Predicate Information (identified by operation id):

---------------------------------------------------



PLAN_TABLE_OUTPUT

-------------------------------------------------------------------------------------------------------------------------------------



1 - filter("CUST_STATE_PROVINCE"='CA' AND "COUNTRY_ID"=52790)



13 rows selected.

The result shows that the number of rows estimated by the optimizer is 20, which is the same as the following calculation, but the actual number of rows is 3341. Why is this?

SQL> select 55500/145/19 from dual;

 

55500/145/19

————

20.1451906

First of all, the optimizer does not know the relationship between the two columns and Ca in country 52790, which greatly underestimates the returned data rows;

3 use column group statistics

Through the above experiment, we can know that if there is a certain relationship between the columns, and when the where condition appears the combination condition, the optimizer can not accurately evaluate the number of returned rows, then in this case, we can collect the statistical information of the combination column.

1) Collect statistics of combined columns

begin
  dbms_stats.gather_table_stats('SH',
                                'CUSTOMERS_NEW',
                                method_opt => 'for all columns size 1,for columns (cust_state_province,country_id) size skewonly');
end;
 /



PL/SQL procedure successfully completed.

2) View the execution plan corresponding to the combination condition

explain plan for
  select * from sh.customers_new where cust_state_province='CA' and country_id='52790';

Explained.

SQL> select * from table(dbms_xplan.display);

PLAN_TABLE_OUTPUT
-------------------------------------------------------------------------------------------------------------------------------------
Plan hash value: 3410015392

-----------------------------------------------------------------------------------
| Id  | Operation	  | Name	  | Rows  | Bytes | Cost (%CPU)| Time	  |
-----------------------------------------------------------------------------------
|   0 | SELECT STATEMENT  |		  |  3341 |   655K|   423   (1)| 00:00:01 |
|*  1 |  TABLE ACCESS FULL| CUSTOMERS_NEW |  3341 |   655K|   423   (1)| 00:00:01 |
-----------------------------------------------------------------------------------

Predicate Information (identified by operation id):
---------------------------------------------------

PLAN_TABLE_OUTPUT
-------------------------------------------------------------------------------------------------------------------------------------

   1 - filter("CUST_STATE_PROVINCE"='CA' AND "COUNTRY_ID"=52790)

13 rows selected.

It can be seen that the estimated number of rows is 3341, while the actual number of rows is 3341, which is the same as the real result.

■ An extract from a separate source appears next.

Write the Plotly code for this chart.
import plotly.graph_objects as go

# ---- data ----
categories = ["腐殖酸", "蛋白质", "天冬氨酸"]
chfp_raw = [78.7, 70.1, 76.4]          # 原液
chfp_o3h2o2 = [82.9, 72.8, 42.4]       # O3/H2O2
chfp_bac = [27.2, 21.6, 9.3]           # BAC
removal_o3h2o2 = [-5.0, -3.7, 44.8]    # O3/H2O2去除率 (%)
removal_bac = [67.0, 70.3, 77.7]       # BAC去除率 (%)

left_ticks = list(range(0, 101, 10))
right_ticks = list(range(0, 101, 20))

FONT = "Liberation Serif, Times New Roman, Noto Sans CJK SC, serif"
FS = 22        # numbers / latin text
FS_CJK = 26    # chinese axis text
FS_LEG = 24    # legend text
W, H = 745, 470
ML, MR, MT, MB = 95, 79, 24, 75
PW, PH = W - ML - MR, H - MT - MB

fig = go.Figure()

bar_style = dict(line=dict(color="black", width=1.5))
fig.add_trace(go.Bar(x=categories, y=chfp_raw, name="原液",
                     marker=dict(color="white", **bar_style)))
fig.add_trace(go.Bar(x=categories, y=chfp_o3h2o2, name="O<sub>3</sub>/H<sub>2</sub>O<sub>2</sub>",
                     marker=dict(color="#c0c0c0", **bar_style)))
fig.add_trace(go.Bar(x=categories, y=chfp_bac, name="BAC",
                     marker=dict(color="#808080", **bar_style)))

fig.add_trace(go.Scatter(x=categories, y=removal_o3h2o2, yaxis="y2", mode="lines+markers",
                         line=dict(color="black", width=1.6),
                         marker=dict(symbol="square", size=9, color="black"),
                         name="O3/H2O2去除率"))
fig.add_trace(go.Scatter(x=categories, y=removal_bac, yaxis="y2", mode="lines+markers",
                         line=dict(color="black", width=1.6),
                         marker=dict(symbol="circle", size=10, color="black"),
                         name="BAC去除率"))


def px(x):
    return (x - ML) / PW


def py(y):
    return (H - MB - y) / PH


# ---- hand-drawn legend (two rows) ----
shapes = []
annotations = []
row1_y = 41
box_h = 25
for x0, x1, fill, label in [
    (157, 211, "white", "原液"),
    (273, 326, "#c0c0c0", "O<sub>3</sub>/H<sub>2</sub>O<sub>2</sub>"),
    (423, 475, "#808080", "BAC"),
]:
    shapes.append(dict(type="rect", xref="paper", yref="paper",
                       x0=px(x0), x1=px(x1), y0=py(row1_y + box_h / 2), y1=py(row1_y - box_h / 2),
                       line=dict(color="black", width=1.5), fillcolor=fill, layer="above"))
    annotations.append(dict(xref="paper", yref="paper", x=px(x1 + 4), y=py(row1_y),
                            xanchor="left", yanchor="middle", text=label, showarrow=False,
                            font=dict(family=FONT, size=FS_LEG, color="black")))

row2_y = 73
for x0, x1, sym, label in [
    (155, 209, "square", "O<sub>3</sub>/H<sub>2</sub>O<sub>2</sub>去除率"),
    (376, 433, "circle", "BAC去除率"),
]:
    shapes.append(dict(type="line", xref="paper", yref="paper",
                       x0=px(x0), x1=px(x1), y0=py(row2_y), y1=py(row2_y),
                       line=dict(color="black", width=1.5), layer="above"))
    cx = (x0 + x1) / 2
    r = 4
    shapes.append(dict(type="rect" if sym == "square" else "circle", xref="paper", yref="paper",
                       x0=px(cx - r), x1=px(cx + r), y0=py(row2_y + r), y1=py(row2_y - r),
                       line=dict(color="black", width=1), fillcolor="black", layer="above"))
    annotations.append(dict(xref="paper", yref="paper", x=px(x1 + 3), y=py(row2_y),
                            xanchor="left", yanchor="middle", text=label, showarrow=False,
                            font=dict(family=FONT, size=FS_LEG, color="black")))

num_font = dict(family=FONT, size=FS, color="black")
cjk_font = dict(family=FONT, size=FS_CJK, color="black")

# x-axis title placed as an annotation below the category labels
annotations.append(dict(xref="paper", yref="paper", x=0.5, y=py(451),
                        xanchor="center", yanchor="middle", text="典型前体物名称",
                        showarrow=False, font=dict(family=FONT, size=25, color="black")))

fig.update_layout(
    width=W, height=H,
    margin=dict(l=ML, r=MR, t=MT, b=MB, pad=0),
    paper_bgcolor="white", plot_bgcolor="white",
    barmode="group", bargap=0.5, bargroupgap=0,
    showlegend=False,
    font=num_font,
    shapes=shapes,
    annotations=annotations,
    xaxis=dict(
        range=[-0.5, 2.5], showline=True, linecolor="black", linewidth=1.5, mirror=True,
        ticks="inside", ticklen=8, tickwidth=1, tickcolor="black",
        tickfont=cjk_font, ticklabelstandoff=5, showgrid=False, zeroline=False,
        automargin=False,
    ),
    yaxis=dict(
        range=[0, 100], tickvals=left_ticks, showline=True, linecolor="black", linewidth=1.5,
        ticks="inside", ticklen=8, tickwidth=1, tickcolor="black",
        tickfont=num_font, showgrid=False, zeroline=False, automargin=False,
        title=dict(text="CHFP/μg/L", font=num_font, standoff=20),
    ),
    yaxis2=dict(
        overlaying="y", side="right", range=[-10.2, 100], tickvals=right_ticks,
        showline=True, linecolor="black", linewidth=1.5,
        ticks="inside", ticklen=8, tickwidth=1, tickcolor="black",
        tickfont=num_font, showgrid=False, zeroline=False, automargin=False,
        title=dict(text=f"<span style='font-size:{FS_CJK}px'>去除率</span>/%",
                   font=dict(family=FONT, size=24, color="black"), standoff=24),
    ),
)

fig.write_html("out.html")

SQL> select count(1) from sh.customers_new where cust_state_province=’CA’ and country_id=’52790′;

 

COUNT(1)

———-

3341

3) Delete extended statistics

begin

dbms_stats.drop_extended_stats('sh',

'CUSTOMERS_NEW',

'(cust_state_province, country_id)');

end;

/



PL/SQL procedure successfully completed.

The above is the demonstration of column group statistics in extended statistics.